Armando Rodríguez Jaramillo
Armenia (Quindío-Colombia), 12 de septiembre de 2013
Uno de los
temas de ciudad más complejos de tratar es el derecho al uso y disfrute del
espacio público o el derecho que muchos invocan de uso e invasión del mismo.
Dejando de lado lo normativo, es claro que lo público es el espacio de todos y
a su vez el espacio de nadie. El espacio público es por antonomasia un bien
colectivo, es decir, que nos pertenece a todos. Pero si es un bien colectivo,
¿por qué es escenario de conflictos?
La presión
sobre el espacio público se concentra en las zonas de mayor afluencia de
personas (centros urbanos y vías de gran circulación). Esto hace que muchos vean
en estos sitios una oportunidad para generar ingresos, y como en todo, mientras
unos se rebuscan vendiendo baratijas o cuidando carros, otros se aprovechan poniendo
a los más fregados a ofrecer sus mercancías. En fin, se venden y se compran
toda clase de productos: cacharro, ropa, chanclas, comida, revuelto, dulces,
llamadas, discos piratas, cuerpos, droga y cuanta cosa legal o ilegal uno se
imagine.
En parte el
problema radica en lo que cada cual piensa de lo público. Para un ciudadano educado
y con trabajo estable el espacio público es un lugar para transitar, conversar
o recrearse; para un desempleado es el sitio donde se puede levantar algunos
pesos; para ladronzuelos, mendigos y prostitutas es donde sobreviven; y para un
oportunista es el lugar del que se apropia para su beneficio personal.

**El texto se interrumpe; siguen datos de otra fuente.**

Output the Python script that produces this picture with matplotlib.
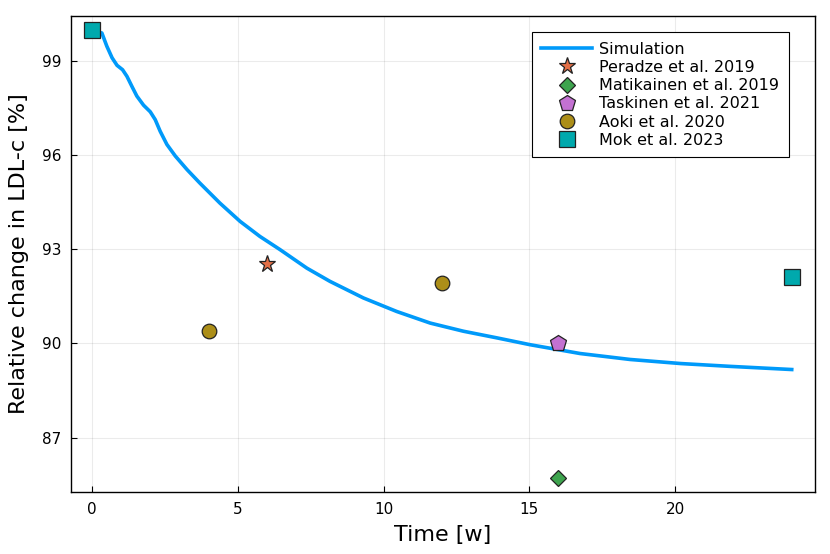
import matplotlib
matplotlib.use('Agg')
import matplotlib.pyplot as plt

# simulated LDL-c curve
t_sim = [0.0, 0.34, 0.51, 0.69, 0.86, 1.05, 1.20, 1.37, 1.54, 1.77, 2.00, 2.17,
         2.34, 2.57, 2.86, 3.26, 3.70, 4.39, 5.08, 5.76, 6.45, 7.37, 8.16, 9.31,
         10.45, 11.6, 12.74, 13.88, 15.03, 16.74, 18.46, 20.2, 21.9, 24.0]
y_sim = [100.0, 99.89, 99.47, 99.10, 98.86, 98.72, 98.51, 98.19, 97.88, 97.59,
         97.38, 97.13, 96.76, 96.34, 95.97, 95.54, 95.11, 94.47, 93.89, 93.41,
         92.99, 92.40, 91.98, 91.45, 91.02, 90.65, 90.39, 90.18, 89.96, 89.68,
         89.49, 89.36, 89.27, 89.17]

# clinical data
peradze_t = [6]
peradze_y = [92.52]
matikainen_t = [16]
matikainen_y = [85.70]
taskinen_t = [16]
taskinen_y = [90.0]
aoki_t = [4, 12]
aoki_y = [90.40, 91.93]
mok_t = [0, 24]
mok_y = [100.0, 92.12]

xticks = [0, 5, 10, 15, 20]
yticks = [87, 90, 93, 96, 99]

fig = plt.figure(figsize=(8.3, 5.54), dpi=100)
ax = fig.add_axes([0.0855, 0.112, 0.8965, 0.859])

ax.plot(t_sim, y_sim, color='#009AFA', lw=2.6, label='Simulation', zorder=2,
        solid_joinstyle='round')
mk = dict(markeredgecolor='#222222', markeredgewidth=0.9, linestyle='none', zorder=3)
ax.plot(peradze_t, peradze_y, marker='*', ms=12.5, color='#E36F47', label='Peradze et al. 2019', **mk)
ax.plot(matikainen_t, matikainen_y, marker='D', ms=8.5, color='#3EA44E', label='Matikainen et al. 2019', **mk)
ax.plot(taskinen_t, taskinen_y, marker='p', ms=12, color='#C371D2', label='Taskinen et al. 2021', **mk)
ax.plot(aoki_t, aoki_y, marker='o', ms=10.5, color='#AC8E18', label='Aoki et al. 2020', **mk)
ax.plot(mok_t, mok_y, marker='s', ms=11, color='#00A9AD', label='Mok et al. 2023', **mk)

ax.set_xlim(-0.72, 24.8)
ax.set_ylim(85.27, 100.43)
ax.set_xticks(xticks)
ax.set_yticks(yticks)
ax.tick_params(direction='in', labelsize=11, length=4, width=0.8, pad=7)
ax.grid(True, color='#000000', alpha=0.08, lw=0.8)
for s in ax.spines.values():
    s.set_linewidth(1.0)

ax.set_xlabel('Time [w]', fontsize=16, labelpad=6)
ax.set_ylabel('Relative change in LDL-c [%]', fontsize=16, labelpad=9)

leg = ax.legend(loc='upper right', bbox_to_anchor=(0.965, 0.966), fontsize=11.5,
                frameon=True, fancybox=False, edgecolor='black', framealpha=1,
                handlelength=3.2, borderpad=0.6, labelspacing=0.2, handletextpad=0.45,
                borderaxespad=0)
leg.get_frame().set_linewidth(0.8)

fig.savefig('out.png', dpi=100)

En la
ciudad de la anarquía cada uno lo interpreta a su manera defendiéndolo a capa y
espada sin consideración alguna con los demás.
Entonces, en
medio de este caos, en las ciudades colombianas se ensaya una y otra vez lo que
una y otra vez no ha dado resultado. Las iniciativas son las mismas aquí y
acullá, y los fracasos son iguales aquí y en Cafarnaúm. La receta patentada inicia
con un censo y caracterización de vendedores informales, luego se anuncia una carnetización
que nunca se hace, se dice que el problema radica en que muchos son de otras
ciudades, se denuncia la existencia de cárteles o mafias del espacio
público, se señala a los vendedores de
productos piratas y de contrabando, y se hacen operativos esporádicos de
desalojo que terminan en enfrentamientos entre policía y vendedores.
Y cuando las
cosas empeoran, se le echa la culpa a los ciudadanos diciendo que si no hubiera
compradores no habría vendedores informales con lo cual el problema se torna de
responsabilidad de todos y de nadie, se cita a los voceros de sindicatos o
asociaciones de vendedores a dialogar con la autoridades y se culmina con la
solución definitiva: el traslado de los informales a un centro comercial
popular o a un lote donde poco se vende. Todo esto pasa y vuelve a pasar hasta
que llega un nuevo gobierno al que se le ocurre la idea de un censo para caracterizar
y carnetizar a los vendedores informales.